The unpublished poetry of the years before, containing some of her most moving poems, appeared posthumously in 1860 as Letzte Gaben.
In 1840 Annette von Droste wrote a one-act comedy, Perdu, oder: Dichter, Verleger und Blaustrümpfe, in which the ‘poet’ is modelled on Freiligrath, the critic (Rezensent) and ‘part-time poet’ on Schücking, and the ‘blue-stocking’ (Blaustrumpf von Stande), Anna Freiin von Thielen, is the authoress herself, who withdraws her manuscript as soon as she senses that the publisher is only interested in business.
To call Annette von Droste the greatest German woman poet, as is often done, is not to do justice to the strength and originality of her poetry. Many of her poems of reflection or observation show a bitter-sweet sense of transience, a keen and accurate vision, and a remarkable power in the choice and manipulation of words.
Her reputation as a writer of fiction depends on Die Judenbuche, an outstanding 19th-c. Novelle. She wrote brilliantly of her native Westphalia. According to her own comments, she did not complete her novel Bei uns zu Lande auf dem Lande because she was unable to prevent the characters resembling members of her own family.

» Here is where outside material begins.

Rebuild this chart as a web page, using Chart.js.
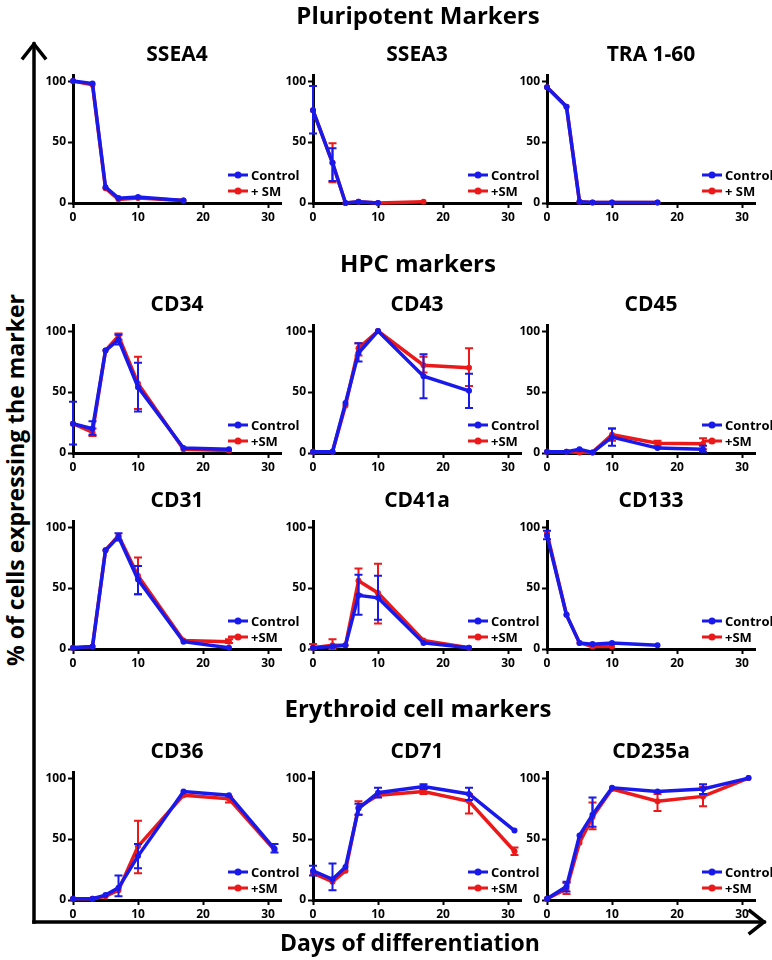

In 1845 Bilder aus Westfalen appeared anonymously under the title Westfälische Schilderungen aus einer westfälischen Feder in the Historisch-Politische Blätter. These sketches of Westphalia describe the differing mental and physical types found in the districts of Sauerland, Paderborn, and Münsterland. They are shrewd and bold, so much so that they could not appear under her name. But they are also written with the same empathy as Die Judenbuche, which resulted from her studies for this work; both works show the remarkable nuances of wit and irony which balance, but never obscure, the humanity of Annette von Droste's mature style.
Sämtliche Werke historisch-kritische Ausgabe, 4 vols., ed. K. Schulte-Kemminghausen, appeared 1925-30 and Historischkṛitische Ausgabe, ed. W. Woesler et al. from 1978.